Previously we used a binary outcome variable. An alternative form of
this model is to aggregate the data to the poststrat cell level and
model the number of successes (or endorsement of cat preference in this
case) out of the total number of people in that cell. To do this we need
to create two n x 1 outcome variables, N_cat_pref
(number
in cell who prefer cats) and N
(number in the poststrat
cell).
# not evaluated to avoid dependency on tidyverse
sample_alt <- sample %>%
group_by(male, age, income, state, eth) %>%
summarise(N_cat_pref = sum(cat_pref), N = n()) %>%
ungroup()
We then can use these two outcome variables to model the data using the binomial distribution.
fit2 <- stan_glmer(
cbind(N_cat_pref, N - N_cat_pref) ~ factor(male) + factor(male) * factor(age) +
(1 | state) + (1 | age) + (1 | eth) + (1 | income),
family = binomial("logit"),
data = sample_alt,
refresh = 0
)
Like before, we can use the posterior_linpred()
function
to obtain an estimate of the preference for cats in the population.

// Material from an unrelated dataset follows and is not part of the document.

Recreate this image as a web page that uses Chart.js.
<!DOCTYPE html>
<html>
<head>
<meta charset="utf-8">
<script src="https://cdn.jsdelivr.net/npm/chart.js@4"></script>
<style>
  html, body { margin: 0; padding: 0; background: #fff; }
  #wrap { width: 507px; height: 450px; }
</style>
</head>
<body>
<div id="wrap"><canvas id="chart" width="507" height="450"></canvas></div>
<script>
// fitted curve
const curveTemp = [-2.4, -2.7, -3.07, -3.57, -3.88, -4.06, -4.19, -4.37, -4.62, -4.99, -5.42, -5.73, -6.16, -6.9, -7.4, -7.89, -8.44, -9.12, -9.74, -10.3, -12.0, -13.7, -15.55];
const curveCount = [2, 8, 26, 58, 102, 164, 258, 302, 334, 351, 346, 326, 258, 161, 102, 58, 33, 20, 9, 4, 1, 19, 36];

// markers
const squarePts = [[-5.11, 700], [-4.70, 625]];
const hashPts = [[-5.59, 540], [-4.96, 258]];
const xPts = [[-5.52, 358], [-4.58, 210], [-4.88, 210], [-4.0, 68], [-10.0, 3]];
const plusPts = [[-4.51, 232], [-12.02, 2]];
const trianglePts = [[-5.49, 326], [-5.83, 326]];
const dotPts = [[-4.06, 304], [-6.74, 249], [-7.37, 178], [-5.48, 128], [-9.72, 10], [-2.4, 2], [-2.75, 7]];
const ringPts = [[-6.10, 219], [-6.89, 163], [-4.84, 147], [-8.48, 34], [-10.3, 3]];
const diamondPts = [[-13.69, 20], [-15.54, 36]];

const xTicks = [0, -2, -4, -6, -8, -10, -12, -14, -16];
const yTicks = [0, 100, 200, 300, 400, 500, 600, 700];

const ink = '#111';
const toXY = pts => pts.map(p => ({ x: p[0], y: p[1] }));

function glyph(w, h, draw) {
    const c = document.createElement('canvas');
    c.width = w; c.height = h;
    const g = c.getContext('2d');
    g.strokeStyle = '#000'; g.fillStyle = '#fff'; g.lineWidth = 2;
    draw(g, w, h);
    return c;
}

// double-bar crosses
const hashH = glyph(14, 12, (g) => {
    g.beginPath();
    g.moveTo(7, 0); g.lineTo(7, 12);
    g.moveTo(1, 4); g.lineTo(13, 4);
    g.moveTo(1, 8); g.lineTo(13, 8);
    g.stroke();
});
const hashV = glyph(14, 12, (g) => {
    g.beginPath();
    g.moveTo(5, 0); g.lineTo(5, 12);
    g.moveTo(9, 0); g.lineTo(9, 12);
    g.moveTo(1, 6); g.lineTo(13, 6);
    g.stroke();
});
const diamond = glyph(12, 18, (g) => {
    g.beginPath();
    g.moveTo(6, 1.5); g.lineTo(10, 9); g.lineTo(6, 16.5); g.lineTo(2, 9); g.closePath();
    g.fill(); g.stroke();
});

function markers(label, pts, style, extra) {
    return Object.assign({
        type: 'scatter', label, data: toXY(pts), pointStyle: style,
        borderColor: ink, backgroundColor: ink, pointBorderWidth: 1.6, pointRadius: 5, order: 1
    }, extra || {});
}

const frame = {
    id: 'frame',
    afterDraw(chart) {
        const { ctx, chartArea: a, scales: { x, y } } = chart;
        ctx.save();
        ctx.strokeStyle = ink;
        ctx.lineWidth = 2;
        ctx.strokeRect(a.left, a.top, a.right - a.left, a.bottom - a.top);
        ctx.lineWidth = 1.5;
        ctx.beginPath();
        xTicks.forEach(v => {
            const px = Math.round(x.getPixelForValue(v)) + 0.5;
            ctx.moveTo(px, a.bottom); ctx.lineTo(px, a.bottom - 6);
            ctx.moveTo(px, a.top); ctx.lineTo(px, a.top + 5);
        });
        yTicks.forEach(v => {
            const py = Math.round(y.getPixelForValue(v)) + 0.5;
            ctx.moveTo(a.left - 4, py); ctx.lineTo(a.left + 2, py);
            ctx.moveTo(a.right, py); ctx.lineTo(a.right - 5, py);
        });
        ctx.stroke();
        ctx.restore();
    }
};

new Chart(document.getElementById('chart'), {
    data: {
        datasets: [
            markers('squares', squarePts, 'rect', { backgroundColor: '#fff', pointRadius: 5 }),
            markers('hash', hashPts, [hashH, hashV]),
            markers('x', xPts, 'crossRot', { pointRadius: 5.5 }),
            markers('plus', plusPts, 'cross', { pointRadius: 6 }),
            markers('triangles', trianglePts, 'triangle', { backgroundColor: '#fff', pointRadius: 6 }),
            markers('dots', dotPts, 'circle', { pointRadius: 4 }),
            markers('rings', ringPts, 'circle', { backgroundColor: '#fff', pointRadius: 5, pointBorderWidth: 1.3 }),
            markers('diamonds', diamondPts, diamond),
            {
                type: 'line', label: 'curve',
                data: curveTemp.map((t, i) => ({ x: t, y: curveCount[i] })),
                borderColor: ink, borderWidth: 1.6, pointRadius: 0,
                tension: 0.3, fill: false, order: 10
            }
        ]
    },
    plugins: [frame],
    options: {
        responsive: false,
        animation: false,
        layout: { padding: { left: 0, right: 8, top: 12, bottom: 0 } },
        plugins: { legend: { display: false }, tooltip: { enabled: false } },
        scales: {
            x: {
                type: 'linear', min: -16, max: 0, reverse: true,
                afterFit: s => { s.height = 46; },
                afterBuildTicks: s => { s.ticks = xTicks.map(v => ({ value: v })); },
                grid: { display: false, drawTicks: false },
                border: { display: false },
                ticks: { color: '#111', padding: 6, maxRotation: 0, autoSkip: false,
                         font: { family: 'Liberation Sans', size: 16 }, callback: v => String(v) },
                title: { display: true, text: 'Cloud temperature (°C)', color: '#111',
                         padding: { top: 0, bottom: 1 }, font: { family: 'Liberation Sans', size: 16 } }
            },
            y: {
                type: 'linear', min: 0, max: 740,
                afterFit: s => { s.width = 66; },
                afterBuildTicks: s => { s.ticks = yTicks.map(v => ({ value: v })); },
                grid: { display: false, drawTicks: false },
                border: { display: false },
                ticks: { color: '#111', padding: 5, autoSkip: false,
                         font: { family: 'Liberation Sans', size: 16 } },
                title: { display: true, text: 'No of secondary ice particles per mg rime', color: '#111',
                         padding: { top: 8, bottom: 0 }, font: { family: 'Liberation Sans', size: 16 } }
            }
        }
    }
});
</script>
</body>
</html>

posterior_prob_alt <- posterior_linpred(fit2, transform = TRUE, newdata = poststrat)
poststrat_prob_alt <- posterior_prob_alt %*% poststrat$N / sum(poststrat$N)
model_popn_pref_alt <- c(mean = mean(poststrat_prob_alt), sd = sd(poststrat_prob_alt))
round(model_popn_pref_alt, 3)
As we should, we get the same answer as when we fit the model using the binary outcome. The two ways are equivalent, so we can use whichever form is most convenient for the data at hand. More details on these two forms of binomial models are available here.
The formulas for fitting so-called “mixed-effects” models in rstanarm are the same as those in the lme4 package. A table of examples can be found in Table 2 of the vignette for the lme4 package, available here.